Second, this study shows that resource allocation has a significant impact on the relationship between the digital economy and corporate carbon emission intensity. Specifically, the digital economy improves resource allocation and resource utilization efficiency, thereby decreasing carbon emission intensity. The use of digital technologies, such as big data, the Internet of Things, and robotics can help business managers to monitor real-time changes related to product production, sales, and supply, which would facilitate the adaptation of their strategies for improved resource utilization efficiency (Ulas 2019). Furthermore, digital technology can promote technological innovation, which improves resource allocation efficiency (Brissimis et al 2010). In contrast, higher degrees of resource mismatch corresponded to higher corporate carbon emission intensity. One possible explanation for this is that resource misallocation is linked to the over-allocation of labor and under-allocation of capital, which reflects distortions in factor markets (Jefferson et al 2006). Such distortions can affect industrial structures and technological upgrades, which in turn affect energy efficiency (Lv et al 2017).

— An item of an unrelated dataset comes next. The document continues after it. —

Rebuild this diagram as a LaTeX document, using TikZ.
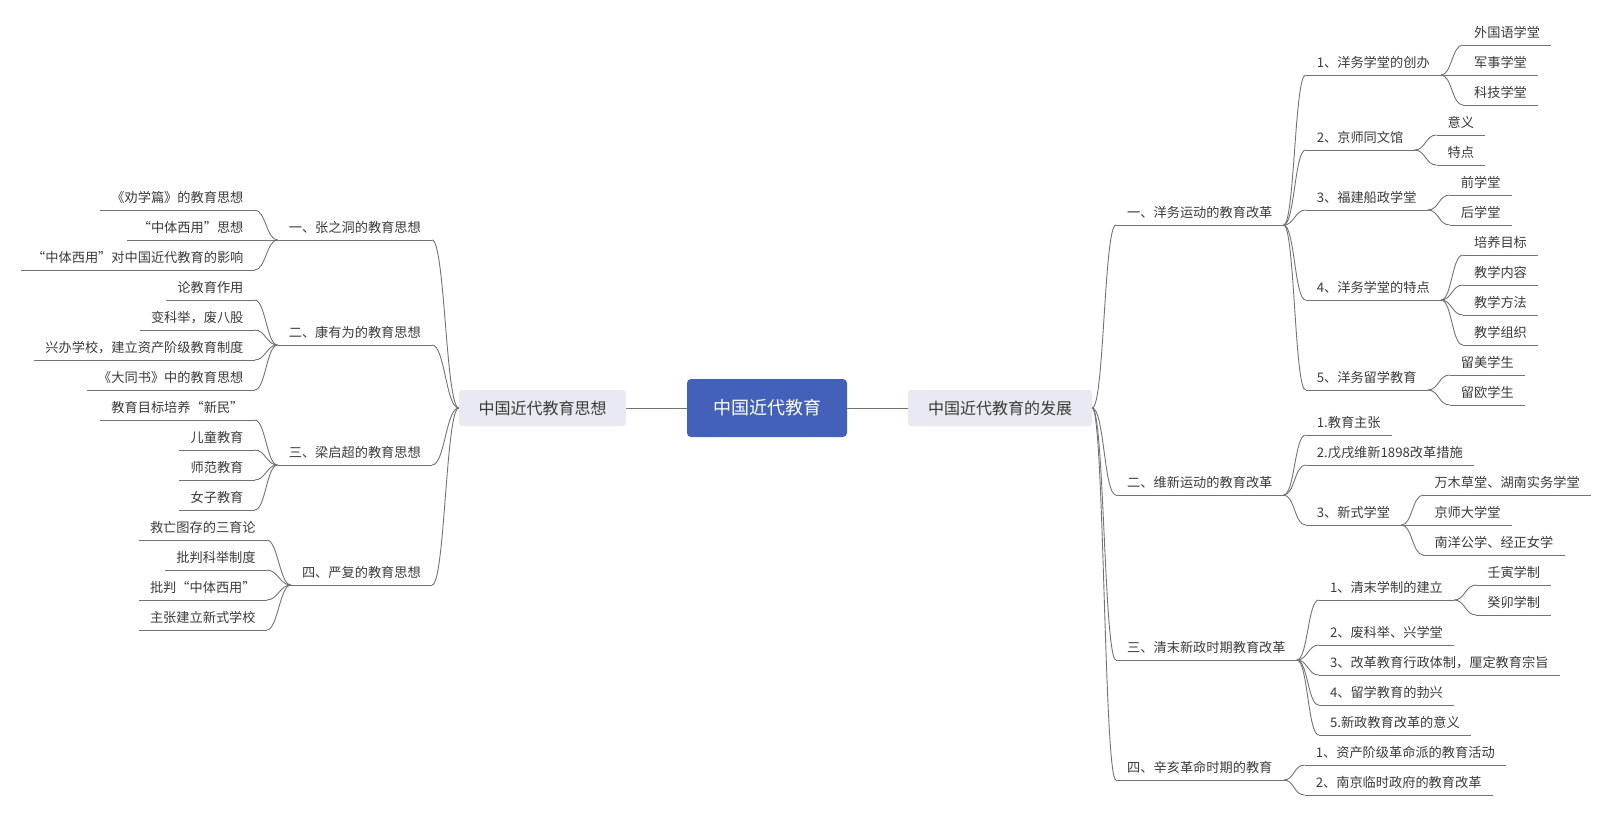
\documentclass[tikz,border=0pt]{standalone}
\usepackage{fontspec}
\setmainfont{Noto Sans CJK SC}
\usetikzlibrary{calc}
\definecolor{txt}{HTML}{3A3A3A}
\definecolor{lc}{HTML}{737373}
\definecolor{rootblue}{HTML}{4361B8}
\definecolor{mainbg}{HTML}{E9EAF1}
\tikzset{
  con/.style={draw=lc, line width=0.9pt},
  base/.style={font=\fontsize{13.2}{15}\selectfont, text=txt, inner xsep=11pt, inner ysep=5pt,
    text height=10pt, text depth=2pt,
    append after command={(\tikzlastnode.south west) edge[con] (\tikzlastnode.south east)}},
  rn/.style={base, anchor=south west},
  ln/.style={base, anchor=south east},
  mainbox/.style={fill=mainbg, rounded corners=3pt, minimum height=36pt, text=txt, font=\fontsize{16}{18}\selectfont, inner sep=0pt},
  rootbox/.style={fill=rootblue, rounded corners=4pt, minimum width=160pt, minimum height=58pt, text=white, font=\fontsize{18}{20}\selectfont, inner sep=0pt}
}
\newcommand\cR[2]{\draw[con] (#1.south east) .. controls +(11,0) and +(-11,0) .. (#2.south west);}
\newcommand\cL[2]{\draw[con] (#1.south west) .. controls +(-11,0) and +(11,0) .. (#2.south east);}
\begin{document}
\begin{tikzpicture}[x=1pt,y=-1pt]
\useasboundingbox (0,0) rectangle (1615,816);
\node[rootbox] (root) at (767,408) {中国近代教育};
\node[mainbox, minimum width=167pt] (L) at (542.5,408) {中国近代教育思想};
\node[mainbox, minimum width=184pt] (R) at (1000,408) {中国近代教育的发展};
\draw[con] (root.west) -- (L.east);
\draw[con] (root.east) -- (R.west);

% ---------- right side ----------
\node[rn] (a1) at (1116,225) {一、洋务运动的教育改革};
\node[rn] (a2) at (1116,495) {二、维新运动的教育改革};
\node[rn] (a3) at (1116,660) {三、清末新政时期教育改革};
\node[rn] (a4) at (1116,780) {四、辛亥革命时期的教育};
\foreach \n in {a1,a2,a3,a4}{\draw[con] (R.east) .. controls +(12,0) and +(-12,0) .. (\n.south west);}

\node[rn] (a11) at ([shift={(22,-150)}]a1.south east) {1、洋务学堂的创办};
\node[rn] (a12) at ([shift={(22,-75)}]a1.south east) {2、京师同文馆};
\node[rn] (a13) at ([shift={(22,-15)}]a1.south east) {3、福建船政学堂};
\node[rn] (a14) at ([shift={(22,75)}]a1.south east) {4、洋务学堂的特点};
\node[rn] (a15) at ([shift={(22,165)}]a1.south east) {5、洋务留学教育};
\foreach \n in {a11,a12,a13,a14,a15}{\cR{a1}{\n}}

\node[rn] (a111) at ([shift={(22,-30)}]a11.south east) {外国语学堂};
\node[rn] (a112) at ([shift={(22,0)}]a11.south east) {军事学堂};
\node[rn] (a113) at ([shift={(22,30)}]a11.south east) {科技学堂};
\foreach \n in {a111,a112,a113}{\cR{a11}{\n}}

\node[rn] (a121) at ([shift={(22,-15)}]a12.south east) {意义};
\node[rn] (a122) at ([shift={(22,15)}]a12.south east) {特点};
\foreach \n in {a121,a122}{\cR{a12}{\n}}

\node[rn] (a131) at ([shift={(22,-15)}]a13.south east) {前学堂};
\node[rn] (a132) at ([shift={(22,15)}]a13.south east) {后学堂};
\foreach \n in {a131,a132}{\cR{a13}{\n}}

\node[rn] (a141) at ([shift={(22,-45)}]a14.south east) {培养目标};
\node[rn] (a142) at ([shift={(22,-15)}]a14.south east) {教学内容};
\node[rn] (a143) at ([shift={(22,15)}]a14.south east) {教学方法};
\node[rn] (a144) at ([shift={(22,45)}]a14.south east) {教学组织};
\foreach \n in {a141,a142,a143,a144}{\cR{a14}{\n}}

\node[rn] (a151) at ([shift={(22,-15)}]a15.south east) {留美学生};
\node[rn] (a152) at ([shift={(22,15)}]a15.south east) {留欧学生};
\foreach \n in {a151,a152}{\cR{a15}{\n}}

\node[rn] (a21) at ([shift={(22,-60)}]a2.south east) {1.教育主张};
\node[rn] (a22) at ([shift={(22,-30)}]a2.south east) {2.戊戌维新1898改革措施};
\node[rn] (a23) at ([shift={(22,30)}]a2.south east) {3、新式学堂};
\foreach \n in {a21,a22,a23}{\cR{a2}{\n}}

\node[rn] (a231) at ([shift={(22,-30)}]a23.south east) {万木草堂、湖南实务学堂};
\node[rn] (a232) at ([shift={(22,0)}]a23.south east) {京师大学堂};
\node[rn] (a233) at ([shift={(22,30)}]a23.south east) {南洋公学、经正女学};
\foreach \n in {a231,a232,a233}{\cR{a23}{\n}}

\node[rn] (a31) at ([shift={(22,-60)}]a3.south east) {1、清末学制的建立};
\node[rn] (a32) at ([shift={(22,-15)}]a3.south east) {2、废科举、兴学堂};
\node[rn] (a33) at ([shift={(22,15)}]a3.south east) {3、改革教育行政体制，厘定教育宗旨};
\node[rn] (a34) at ([shift={(22,45)}]a3.south east) {4、留学教育的勃兴};
\node[rn] (a35) at ([shift={(22,75)}]a3.south east) {5.新政教育改革的意义};
\foreach \n in {a31,a32,a33,a34,a35}{\cR{a3}{\n}}

\node[rn] (a311) at ([shift={(22,-15)}]a31.south east) {壬寅学制};
\node[rn] (a312) at ([shift={(22,15)}]a31.south east) {癸卯学制};
\foreach \n in {a311,a312}{\cR{a31}{\n}}

\node[rn] (a41) at ([shift={(21,-15)}]a4.south east) {1、资产阶级革命派的教育活动};
\node[rn] (a42) at ([shift={(21,15)}]a4.south east) {2、南京临时政府的教育改革};
\foreach \n in {a41,a42}{\cR{a4}{\n}}

% ---------- left side ----------
\node[ln] (b1) at (432,240) {一、张之洞的教育思想};
\node[ln] (b2) at (432,345) {二、康有为的教育思想};
\node[ln] (b3) at (432,465) {三、梁启超的教育思想};
\node[ln] (b4) at (432,585) {四、严复的教育思想};
\foreach \n in {b1,b2,b3,b4}{\draw[con] (L.west) .. controls +(-13,0) and +(13,0) .. (\n.south east);}

\node[ln] (b11) at ([shift={(-23,-30)}]b1.south west) {《劝学篇》的教育思想};
\node[ln] (b12) at ([shift={(-23,0)}]b1.south west) {“中体西用”思想};
\node[ln] (b13) at ([shift={(-23,30)}]b1.south west) {“中体西用”对中国近代教育的影响};
\foreach \n in {b11,b12,b13}{\cL{b1}{\n}}

\node[ln] (b21) at ([shift={(-23,-45)}]b2.south west) {论教育作用};
\node[ln] (b22) at ([shift={(-23,-15)}]b2.south west) {变科举，废八股};
\node[ln] (b23) at ([shift={(-23,15)}]b2.south west) {兴办学校，建立资产阶级教育制度};
\node[ln] (b24) at ([shift={(-23,45)}]b2.south west) {《大同书》中的教育思想};
\foreach \n in {b21,b22,b23,b24}{\cL{b2}{\n}}

\node[ln] (b31) at ([shift={(-23,-45)}]b3.south west) {教育目标培养“新民”};
\node[ln] (b32) at ([shift={(-23,-15)}]b3.south west) {儿童教育};
\node[ln] (b33) at ([shift={(-23,15)}]b3.south west) {师范教育};
\node[ln] (b34) at ([shift={(-23,45)}]b3.south west) {女子教育};
\foreach \n in {b31,b32,b33,b34}{\cL{b3}{\n}}

\node[ln] (b41) at ([shift={(-24,-45)}]b4.south west) {救亡图存的三育论};
\node[ln] (b42) at ([shift={(-24,-15)}]b4.south west) {批判科举制度};
\node[ln] (b43) at ([shift={(-24,15)}]b4.south west) {批判“中体西用”};
\node[ln] (b44) at ([shift={(-24,45)}]b4.south west) {主张建立新式学校};
\foreach \n in {b41,b42,b43,b44}{\cL{b4}{\n}}
\end{tikzpicture}
\end{document}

Third, we found that market driver and government intervention improved and hindered the ability of the digital economy to decrease corporate carbon emission intensity, respectively. This is consistent with the findings of most studies (Joo et al 2018, Zhao et al 2018). Government intervention often works against the profit goal of firms in favor of political objectives, which can lead to inefficient resource allocation (Chen et al 2011). The influence of market drivers is linked to the free movement of market factors (Leys 2001). This allows firms to break down organizational boundaries and gain access to external support, such as capital and technology, to improve resource allocation efficiency and thus reduce carbon emissions (Pundziene et al 2021).